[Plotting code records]
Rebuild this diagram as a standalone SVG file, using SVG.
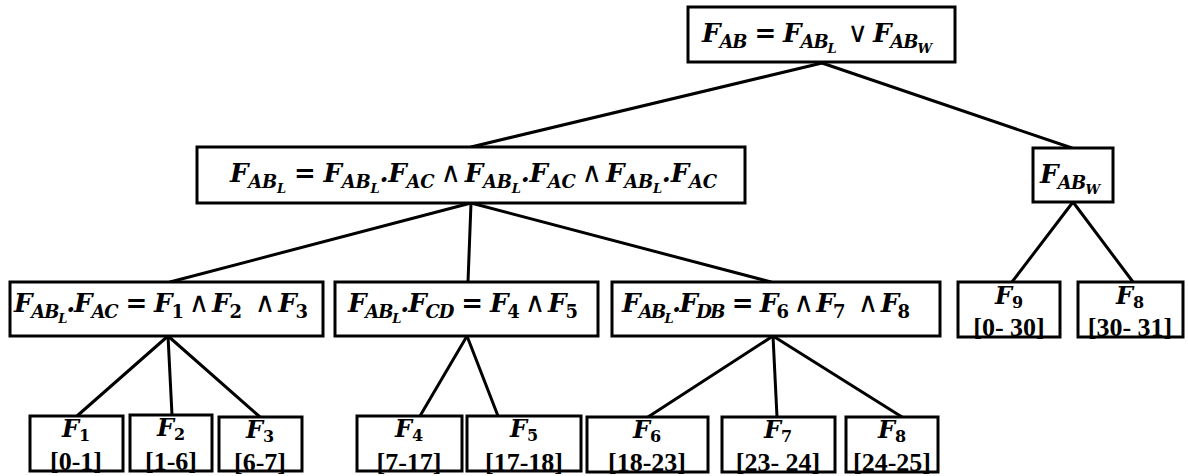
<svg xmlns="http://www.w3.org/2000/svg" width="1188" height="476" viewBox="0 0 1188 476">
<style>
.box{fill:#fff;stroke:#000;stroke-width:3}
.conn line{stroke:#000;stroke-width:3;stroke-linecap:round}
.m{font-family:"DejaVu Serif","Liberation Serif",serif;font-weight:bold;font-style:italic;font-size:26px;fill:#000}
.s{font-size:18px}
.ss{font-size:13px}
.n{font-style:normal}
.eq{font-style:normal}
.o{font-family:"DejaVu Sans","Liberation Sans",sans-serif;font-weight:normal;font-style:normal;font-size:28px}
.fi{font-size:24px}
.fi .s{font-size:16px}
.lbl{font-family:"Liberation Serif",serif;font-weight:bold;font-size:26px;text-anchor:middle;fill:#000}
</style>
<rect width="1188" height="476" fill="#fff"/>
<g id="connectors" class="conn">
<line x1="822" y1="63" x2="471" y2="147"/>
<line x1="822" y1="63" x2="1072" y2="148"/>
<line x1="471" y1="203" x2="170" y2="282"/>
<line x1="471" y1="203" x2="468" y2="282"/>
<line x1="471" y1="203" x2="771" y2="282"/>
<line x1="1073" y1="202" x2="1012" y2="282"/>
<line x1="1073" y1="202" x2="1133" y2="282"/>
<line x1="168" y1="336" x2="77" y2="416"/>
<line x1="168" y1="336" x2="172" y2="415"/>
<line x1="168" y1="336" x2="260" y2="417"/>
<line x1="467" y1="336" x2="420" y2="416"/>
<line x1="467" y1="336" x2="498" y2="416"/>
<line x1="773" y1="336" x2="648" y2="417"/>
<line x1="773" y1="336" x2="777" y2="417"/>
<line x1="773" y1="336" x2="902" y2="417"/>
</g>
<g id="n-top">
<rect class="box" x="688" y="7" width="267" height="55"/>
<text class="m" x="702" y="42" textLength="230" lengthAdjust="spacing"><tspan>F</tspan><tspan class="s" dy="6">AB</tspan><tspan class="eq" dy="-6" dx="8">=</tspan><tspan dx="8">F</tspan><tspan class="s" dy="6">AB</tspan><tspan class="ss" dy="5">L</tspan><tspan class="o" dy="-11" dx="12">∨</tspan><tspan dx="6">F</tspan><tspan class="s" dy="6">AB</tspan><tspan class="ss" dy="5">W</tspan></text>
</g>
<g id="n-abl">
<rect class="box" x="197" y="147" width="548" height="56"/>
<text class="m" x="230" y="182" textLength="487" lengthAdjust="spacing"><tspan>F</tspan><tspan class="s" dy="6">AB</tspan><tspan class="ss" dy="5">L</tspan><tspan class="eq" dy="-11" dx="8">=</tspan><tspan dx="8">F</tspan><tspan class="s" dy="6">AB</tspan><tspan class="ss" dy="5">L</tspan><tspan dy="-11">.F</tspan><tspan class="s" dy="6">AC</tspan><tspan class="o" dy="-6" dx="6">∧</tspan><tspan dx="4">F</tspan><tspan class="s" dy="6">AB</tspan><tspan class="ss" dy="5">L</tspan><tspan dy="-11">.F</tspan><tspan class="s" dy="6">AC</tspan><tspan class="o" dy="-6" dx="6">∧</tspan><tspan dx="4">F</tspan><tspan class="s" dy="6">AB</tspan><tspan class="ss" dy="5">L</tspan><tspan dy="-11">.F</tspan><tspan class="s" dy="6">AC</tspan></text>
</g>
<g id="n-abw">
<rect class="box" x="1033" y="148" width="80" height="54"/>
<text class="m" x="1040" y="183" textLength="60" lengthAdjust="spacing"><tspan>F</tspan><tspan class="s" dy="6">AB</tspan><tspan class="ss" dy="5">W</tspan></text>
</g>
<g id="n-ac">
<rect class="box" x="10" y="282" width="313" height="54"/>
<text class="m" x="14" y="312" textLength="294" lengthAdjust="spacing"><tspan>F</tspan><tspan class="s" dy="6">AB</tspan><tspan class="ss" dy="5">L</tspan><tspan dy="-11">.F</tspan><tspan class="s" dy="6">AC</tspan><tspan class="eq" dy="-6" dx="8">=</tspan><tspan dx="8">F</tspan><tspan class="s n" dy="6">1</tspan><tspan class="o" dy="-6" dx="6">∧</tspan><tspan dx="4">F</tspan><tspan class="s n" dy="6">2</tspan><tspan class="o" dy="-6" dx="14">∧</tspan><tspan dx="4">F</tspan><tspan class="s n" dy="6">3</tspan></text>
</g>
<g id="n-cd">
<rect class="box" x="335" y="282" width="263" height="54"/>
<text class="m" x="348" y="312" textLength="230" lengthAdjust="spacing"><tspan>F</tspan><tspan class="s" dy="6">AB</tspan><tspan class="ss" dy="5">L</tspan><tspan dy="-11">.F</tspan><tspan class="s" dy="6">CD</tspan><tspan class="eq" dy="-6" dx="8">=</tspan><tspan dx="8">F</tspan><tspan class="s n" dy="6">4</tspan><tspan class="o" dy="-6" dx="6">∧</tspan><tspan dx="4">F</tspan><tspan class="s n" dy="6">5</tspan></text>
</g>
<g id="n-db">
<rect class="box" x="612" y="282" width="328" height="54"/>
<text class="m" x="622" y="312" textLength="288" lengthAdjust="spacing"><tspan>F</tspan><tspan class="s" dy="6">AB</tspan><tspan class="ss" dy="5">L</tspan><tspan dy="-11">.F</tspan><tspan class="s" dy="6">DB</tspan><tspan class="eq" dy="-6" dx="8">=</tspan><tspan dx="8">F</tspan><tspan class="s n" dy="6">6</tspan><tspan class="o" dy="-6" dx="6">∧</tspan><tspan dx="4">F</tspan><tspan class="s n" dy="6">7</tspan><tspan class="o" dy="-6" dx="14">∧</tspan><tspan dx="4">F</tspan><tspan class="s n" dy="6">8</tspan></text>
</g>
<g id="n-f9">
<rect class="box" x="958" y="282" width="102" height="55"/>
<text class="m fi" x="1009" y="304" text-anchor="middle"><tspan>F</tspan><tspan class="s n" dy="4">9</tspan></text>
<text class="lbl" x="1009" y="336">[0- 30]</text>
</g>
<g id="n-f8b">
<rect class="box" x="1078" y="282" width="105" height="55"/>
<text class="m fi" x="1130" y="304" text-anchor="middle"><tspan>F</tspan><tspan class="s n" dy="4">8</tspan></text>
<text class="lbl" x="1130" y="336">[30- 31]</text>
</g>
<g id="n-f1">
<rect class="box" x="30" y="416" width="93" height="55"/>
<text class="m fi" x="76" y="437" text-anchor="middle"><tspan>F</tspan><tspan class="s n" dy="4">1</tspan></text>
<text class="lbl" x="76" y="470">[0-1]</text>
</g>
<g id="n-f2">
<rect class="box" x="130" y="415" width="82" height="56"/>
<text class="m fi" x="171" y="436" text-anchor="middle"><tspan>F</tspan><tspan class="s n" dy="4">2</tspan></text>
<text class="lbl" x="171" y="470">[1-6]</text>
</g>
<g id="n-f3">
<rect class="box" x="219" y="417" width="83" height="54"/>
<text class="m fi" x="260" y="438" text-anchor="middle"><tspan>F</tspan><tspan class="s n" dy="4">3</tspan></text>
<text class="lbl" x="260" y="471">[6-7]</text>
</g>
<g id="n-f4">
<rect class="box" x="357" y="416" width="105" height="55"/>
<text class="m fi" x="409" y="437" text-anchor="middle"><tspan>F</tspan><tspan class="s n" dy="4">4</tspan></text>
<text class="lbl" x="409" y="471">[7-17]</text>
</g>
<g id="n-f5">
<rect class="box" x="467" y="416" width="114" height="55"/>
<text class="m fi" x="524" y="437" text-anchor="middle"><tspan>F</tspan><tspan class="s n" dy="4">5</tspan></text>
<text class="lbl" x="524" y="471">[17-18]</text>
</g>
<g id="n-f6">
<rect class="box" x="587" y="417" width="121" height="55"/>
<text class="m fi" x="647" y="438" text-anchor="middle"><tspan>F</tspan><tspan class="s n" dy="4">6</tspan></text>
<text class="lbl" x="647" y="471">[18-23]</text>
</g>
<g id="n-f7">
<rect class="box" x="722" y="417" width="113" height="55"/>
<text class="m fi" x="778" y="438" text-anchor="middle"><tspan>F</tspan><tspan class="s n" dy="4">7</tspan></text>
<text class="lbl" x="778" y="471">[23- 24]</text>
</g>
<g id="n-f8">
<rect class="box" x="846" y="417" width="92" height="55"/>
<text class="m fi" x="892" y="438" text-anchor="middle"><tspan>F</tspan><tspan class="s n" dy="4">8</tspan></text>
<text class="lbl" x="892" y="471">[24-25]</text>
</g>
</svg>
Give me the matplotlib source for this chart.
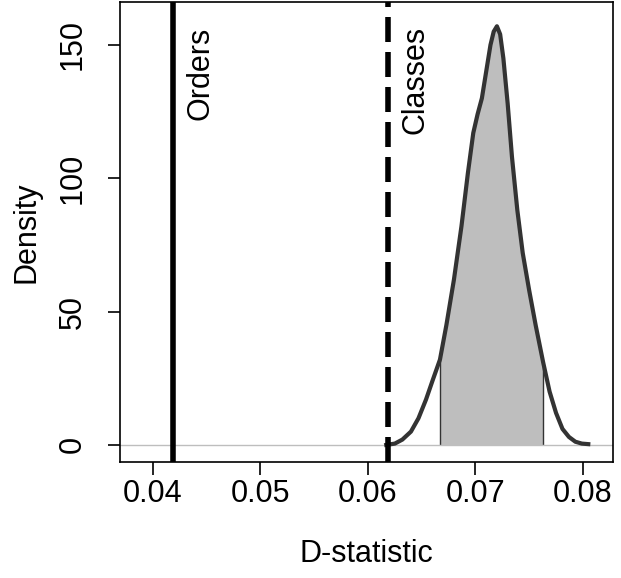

WRITTEN PROBLEM » Of the lines in the data, how many contain the word "this"? Provide the number and nothing further.

FINISHED ANSWER » 2